#### What you are asked to do:
Copy out each line in the material below that has the word "this".

#### Information provided:
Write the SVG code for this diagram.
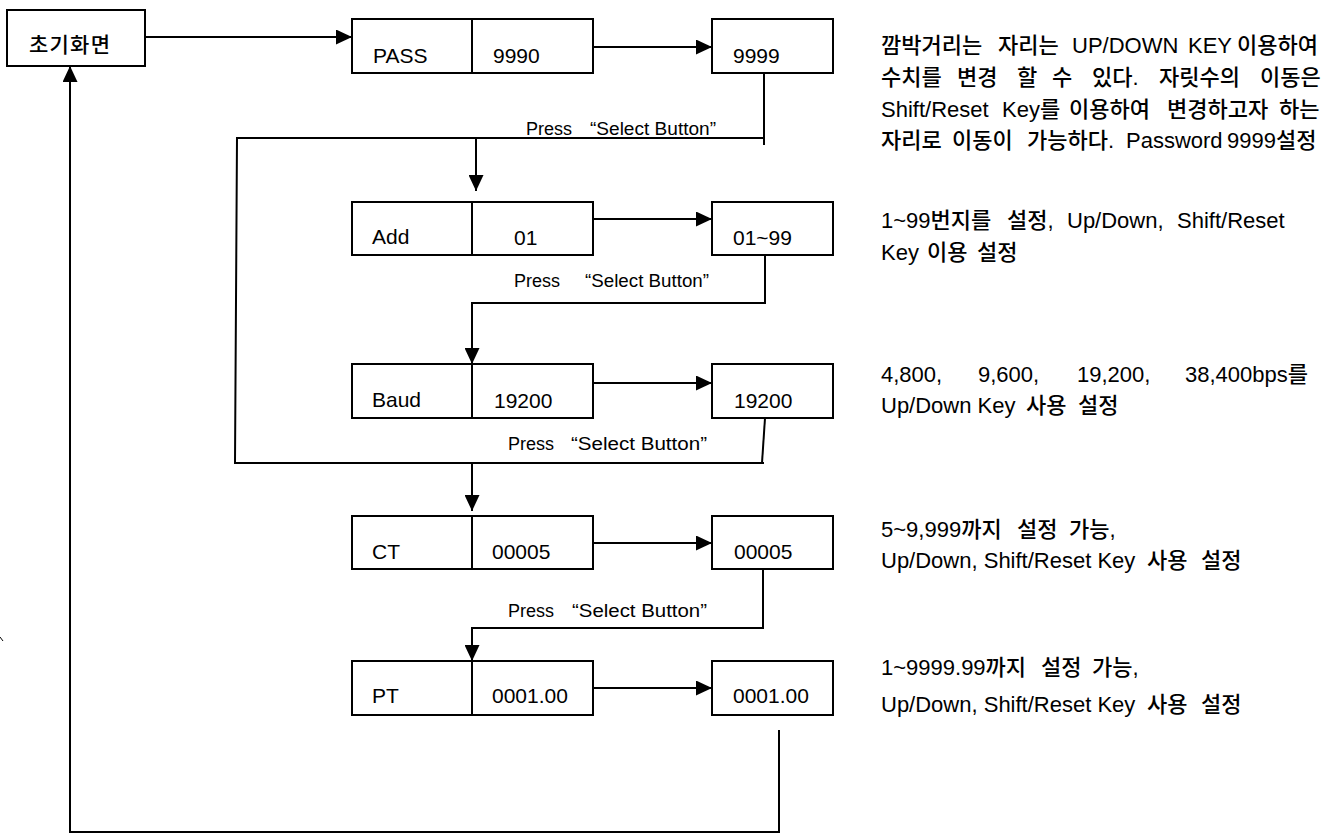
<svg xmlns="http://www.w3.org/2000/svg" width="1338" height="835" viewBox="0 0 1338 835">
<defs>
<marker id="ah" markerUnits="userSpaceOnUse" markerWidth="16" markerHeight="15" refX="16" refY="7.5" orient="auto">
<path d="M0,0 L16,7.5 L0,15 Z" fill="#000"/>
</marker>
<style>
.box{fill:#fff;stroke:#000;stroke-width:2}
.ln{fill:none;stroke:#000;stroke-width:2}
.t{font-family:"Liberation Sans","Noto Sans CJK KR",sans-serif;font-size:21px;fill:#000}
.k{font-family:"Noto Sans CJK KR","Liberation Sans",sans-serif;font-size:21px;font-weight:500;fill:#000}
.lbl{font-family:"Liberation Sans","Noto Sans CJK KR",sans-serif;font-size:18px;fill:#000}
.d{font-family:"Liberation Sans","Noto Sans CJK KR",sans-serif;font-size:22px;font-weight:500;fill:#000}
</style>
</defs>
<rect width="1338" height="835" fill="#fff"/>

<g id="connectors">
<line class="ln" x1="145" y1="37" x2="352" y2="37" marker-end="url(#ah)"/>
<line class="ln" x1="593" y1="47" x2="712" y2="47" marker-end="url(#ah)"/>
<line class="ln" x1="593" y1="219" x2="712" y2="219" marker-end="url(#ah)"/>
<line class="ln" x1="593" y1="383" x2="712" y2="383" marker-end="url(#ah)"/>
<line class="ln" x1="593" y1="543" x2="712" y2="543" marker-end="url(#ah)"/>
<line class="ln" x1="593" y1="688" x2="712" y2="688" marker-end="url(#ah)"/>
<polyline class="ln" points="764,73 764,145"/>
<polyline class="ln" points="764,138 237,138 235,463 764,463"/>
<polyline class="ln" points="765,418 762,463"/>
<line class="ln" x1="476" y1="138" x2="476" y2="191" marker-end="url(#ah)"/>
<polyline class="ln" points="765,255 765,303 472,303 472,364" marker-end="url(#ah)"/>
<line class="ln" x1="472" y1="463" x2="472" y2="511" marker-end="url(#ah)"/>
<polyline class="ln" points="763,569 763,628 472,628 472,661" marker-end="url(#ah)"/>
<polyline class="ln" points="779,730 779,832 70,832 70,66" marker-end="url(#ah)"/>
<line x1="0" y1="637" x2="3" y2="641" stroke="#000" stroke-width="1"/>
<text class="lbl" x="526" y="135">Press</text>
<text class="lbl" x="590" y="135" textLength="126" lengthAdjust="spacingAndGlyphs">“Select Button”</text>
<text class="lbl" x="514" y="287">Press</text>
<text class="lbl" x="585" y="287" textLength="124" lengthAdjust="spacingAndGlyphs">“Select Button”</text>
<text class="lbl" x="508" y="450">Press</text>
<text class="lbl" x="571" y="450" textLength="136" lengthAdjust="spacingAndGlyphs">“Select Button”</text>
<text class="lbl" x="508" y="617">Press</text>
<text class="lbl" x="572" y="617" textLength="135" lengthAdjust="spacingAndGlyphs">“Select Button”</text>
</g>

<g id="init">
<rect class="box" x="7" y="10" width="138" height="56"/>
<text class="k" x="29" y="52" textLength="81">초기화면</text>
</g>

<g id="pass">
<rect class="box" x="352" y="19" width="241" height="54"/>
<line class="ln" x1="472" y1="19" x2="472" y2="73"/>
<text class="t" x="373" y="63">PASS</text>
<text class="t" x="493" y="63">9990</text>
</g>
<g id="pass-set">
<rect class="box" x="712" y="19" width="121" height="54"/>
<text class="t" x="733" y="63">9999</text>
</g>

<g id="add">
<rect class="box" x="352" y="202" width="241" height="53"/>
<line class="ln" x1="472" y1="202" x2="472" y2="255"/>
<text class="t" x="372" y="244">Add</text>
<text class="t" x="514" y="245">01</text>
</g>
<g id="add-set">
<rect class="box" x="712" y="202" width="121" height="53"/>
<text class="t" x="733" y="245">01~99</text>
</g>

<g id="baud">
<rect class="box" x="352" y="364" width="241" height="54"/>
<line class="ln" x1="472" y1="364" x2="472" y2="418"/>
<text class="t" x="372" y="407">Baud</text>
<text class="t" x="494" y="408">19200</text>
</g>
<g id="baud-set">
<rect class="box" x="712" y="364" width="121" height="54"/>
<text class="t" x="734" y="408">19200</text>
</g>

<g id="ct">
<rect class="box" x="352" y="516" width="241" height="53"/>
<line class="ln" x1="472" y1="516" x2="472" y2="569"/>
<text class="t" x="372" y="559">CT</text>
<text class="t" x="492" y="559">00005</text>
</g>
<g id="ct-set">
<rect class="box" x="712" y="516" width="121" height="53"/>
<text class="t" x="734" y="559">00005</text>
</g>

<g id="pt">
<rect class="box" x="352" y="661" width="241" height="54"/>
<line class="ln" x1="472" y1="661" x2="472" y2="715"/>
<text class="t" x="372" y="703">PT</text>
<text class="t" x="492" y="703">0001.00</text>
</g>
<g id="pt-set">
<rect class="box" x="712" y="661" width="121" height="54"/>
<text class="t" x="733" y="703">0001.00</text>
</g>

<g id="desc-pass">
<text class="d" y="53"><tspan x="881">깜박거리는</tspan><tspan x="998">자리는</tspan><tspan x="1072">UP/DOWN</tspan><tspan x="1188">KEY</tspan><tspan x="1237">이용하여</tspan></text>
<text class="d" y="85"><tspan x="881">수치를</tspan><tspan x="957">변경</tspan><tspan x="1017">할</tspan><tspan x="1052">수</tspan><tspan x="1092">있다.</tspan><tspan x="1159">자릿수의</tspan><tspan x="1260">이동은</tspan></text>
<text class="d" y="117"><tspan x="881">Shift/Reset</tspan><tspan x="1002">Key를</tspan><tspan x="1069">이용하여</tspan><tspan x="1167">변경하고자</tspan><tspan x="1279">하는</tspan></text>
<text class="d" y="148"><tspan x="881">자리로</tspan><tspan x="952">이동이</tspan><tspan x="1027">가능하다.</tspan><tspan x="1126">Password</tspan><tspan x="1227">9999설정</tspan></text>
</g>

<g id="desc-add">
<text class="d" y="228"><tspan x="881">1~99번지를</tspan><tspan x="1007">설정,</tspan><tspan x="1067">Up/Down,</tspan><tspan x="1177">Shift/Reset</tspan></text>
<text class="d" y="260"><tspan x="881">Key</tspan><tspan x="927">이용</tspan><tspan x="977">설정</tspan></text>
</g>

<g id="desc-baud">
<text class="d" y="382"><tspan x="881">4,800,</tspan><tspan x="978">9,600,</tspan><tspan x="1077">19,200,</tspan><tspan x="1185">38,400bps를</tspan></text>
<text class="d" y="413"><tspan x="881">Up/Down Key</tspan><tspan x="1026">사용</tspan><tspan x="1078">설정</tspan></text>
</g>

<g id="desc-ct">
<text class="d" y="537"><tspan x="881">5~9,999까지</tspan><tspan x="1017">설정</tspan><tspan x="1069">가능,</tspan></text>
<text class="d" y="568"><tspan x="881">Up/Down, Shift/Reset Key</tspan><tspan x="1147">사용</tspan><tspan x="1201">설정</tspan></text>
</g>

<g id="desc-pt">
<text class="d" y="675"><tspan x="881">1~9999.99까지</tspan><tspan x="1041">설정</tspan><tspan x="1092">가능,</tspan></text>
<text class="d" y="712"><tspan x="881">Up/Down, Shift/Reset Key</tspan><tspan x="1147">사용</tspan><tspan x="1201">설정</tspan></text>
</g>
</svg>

--

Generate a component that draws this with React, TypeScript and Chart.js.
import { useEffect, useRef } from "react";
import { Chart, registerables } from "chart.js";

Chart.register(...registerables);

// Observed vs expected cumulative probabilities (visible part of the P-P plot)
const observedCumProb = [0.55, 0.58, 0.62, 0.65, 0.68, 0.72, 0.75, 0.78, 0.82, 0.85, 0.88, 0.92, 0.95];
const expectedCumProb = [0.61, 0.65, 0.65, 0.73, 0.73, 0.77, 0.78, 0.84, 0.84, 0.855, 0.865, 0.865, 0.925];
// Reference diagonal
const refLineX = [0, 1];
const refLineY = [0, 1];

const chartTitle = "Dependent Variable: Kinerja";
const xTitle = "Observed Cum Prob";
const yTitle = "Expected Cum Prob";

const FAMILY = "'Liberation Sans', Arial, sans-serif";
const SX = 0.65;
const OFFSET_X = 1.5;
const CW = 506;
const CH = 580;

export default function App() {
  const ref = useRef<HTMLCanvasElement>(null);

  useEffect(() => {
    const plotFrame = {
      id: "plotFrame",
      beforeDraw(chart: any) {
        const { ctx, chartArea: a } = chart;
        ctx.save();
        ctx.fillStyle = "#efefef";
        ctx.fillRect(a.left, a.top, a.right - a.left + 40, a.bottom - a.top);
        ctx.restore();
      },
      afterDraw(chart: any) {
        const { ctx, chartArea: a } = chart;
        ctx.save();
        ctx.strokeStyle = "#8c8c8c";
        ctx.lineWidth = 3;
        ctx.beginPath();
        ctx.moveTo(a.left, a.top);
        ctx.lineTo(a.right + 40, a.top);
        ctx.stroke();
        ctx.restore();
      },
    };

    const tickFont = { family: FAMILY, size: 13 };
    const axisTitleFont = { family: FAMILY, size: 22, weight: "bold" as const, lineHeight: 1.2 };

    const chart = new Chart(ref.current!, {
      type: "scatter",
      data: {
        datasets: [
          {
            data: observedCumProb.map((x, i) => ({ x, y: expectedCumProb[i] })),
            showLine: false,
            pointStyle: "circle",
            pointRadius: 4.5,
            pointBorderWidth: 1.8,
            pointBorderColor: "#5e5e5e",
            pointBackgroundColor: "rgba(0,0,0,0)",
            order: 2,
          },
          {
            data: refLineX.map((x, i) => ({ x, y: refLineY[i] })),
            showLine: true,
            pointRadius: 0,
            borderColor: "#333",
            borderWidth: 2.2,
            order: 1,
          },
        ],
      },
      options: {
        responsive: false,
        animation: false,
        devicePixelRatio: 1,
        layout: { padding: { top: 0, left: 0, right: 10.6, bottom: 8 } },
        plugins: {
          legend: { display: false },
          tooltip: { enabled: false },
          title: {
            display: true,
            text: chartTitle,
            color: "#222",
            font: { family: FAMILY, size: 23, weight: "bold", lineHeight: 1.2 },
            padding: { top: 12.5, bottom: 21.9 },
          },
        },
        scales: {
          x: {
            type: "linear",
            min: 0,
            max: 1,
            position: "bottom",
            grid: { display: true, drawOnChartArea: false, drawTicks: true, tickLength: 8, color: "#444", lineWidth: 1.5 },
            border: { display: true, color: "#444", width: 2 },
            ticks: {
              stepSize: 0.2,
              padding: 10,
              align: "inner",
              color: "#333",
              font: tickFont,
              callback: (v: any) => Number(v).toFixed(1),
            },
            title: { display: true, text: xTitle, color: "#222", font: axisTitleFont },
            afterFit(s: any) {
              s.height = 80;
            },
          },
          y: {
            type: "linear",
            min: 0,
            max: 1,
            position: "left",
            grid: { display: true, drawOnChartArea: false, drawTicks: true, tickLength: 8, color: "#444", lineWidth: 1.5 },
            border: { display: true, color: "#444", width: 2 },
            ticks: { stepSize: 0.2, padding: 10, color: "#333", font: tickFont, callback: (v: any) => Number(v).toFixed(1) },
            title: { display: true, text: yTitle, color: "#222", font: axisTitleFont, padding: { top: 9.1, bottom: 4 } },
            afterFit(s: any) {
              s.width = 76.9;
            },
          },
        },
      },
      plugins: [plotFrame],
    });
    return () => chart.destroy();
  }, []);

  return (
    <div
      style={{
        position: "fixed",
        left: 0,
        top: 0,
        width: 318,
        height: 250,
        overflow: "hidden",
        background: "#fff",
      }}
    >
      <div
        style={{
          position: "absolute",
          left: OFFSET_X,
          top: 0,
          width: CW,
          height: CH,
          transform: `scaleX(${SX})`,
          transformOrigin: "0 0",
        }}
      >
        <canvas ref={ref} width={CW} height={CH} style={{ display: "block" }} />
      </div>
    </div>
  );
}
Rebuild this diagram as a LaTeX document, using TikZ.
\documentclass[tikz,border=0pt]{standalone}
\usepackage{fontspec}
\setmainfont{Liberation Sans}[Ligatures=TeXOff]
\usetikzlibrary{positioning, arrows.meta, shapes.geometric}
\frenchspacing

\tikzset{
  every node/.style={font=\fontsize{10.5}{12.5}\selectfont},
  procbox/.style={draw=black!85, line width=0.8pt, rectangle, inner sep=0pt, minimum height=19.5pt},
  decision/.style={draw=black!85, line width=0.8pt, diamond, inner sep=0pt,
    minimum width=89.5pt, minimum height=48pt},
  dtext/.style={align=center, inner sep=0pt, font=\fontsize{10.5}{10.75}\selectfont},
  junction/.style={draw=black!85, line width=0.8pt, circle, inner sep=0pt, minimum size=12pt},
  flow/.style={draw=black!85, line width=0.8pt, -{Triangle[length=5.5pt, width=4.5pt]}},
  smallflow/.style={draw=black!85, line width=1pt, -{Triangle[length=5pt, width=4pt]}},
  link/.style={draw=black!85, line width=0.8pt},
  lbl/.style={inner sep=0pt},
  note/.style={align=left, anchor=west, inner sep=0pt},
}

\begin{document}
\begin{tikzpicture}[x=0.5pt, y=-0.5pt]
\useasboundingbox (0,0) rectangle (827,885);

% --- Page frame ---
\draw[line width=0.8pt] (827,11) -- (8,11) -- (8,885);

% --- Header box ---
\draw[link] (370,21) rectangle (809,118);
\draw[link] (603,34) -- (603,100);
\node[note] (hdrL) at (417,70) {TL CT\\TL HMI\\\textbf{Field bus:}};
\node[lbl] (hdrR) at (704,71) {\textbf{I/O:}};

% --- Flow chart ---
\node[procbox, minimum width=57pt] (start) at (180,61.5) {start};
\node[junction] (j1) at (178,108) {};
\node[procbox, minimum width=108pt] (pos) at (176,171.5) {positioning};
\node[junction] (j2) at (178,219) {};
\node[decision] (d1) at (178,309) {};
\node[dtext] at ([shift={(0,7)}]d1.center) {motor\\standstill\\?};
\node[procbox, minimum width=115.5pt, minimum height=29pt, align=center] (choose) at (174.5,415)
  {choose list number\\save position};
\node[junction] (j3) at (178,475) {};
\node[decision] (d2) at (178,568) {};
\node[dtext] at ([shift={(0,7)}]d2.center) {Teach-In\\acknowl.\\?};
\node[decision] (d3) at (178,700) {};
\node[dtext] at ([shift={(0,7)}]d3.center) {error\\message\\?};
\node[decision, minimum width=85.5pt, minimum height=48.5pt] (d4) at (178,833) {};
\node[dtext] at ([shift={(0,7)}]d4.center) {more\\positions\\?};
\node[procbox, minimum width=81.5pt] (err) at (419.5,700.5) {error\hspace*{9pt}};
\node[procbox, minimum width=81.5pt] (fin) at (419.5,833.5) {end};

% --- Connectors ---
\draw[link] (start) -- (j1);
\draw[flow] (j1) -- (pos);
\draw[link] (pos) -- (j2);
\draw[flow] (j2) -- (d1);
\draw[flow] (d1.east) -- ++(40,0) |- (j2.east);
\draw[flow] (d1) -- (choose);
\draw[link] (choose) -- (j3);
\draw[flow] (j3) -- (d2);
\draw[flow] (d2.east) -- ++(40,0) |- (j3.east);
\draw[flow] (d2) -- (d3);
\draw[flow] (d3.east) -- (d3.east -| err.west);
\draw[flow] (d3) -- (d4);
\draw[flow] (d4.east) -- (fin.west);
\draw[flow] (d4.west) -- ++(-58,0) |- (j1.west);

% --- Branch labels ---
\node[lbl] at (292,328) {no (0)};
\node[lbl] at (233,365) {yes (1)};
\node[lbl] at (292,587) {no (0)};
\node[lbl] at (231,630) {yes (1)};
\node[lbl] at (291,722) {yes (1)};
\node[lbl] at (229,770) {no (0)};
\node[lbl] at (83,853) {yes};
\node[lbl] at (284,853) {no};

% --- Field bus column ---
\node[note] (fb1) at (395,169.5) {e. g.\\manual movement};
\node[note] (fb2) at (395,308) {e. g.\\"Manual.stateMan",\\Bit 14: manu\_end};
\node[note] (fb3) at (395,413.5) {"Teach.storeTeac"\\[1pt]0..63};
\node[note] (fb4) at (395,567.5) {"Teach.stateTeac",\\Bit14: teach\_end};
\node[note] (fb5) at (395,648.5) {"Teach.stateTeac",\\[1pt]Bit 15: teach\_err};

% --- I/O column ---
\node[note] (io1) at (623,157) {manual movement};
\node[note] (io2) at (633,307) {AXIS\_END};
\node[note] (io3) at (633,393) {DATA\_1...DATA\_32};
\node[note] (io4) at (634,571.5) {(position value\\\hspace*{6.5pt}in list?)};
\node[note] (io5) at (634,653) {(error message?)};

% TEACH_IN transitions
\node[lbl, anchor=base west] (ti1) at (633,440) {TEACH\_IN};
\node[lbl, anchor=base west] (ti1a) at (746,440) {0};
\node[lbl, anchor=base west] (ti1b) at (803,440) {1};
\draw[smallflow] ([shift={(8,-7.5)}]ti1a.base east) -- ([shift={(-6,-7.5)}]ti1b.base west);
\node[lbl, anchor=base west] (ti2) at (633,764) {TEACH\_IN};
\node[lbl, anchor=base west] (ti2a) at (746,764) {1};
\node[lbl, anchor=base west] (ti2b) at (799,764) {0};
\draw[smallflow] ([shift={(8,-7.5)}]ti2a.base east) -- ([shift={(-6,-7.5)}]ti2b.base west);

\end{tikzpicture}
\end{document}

...

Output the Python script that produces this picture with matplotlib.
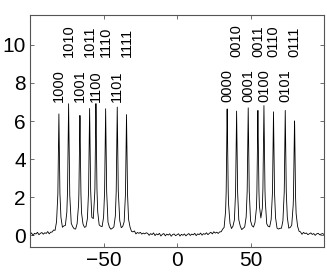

#### Task output:
Write the SVG code for this diagram.
Generate a component that draws this with React, TypeScript and Chart.js.
Rebuild this diagram as a LaTeX document, using TikZ.
Output the Python script that produces this picture with matplotlib.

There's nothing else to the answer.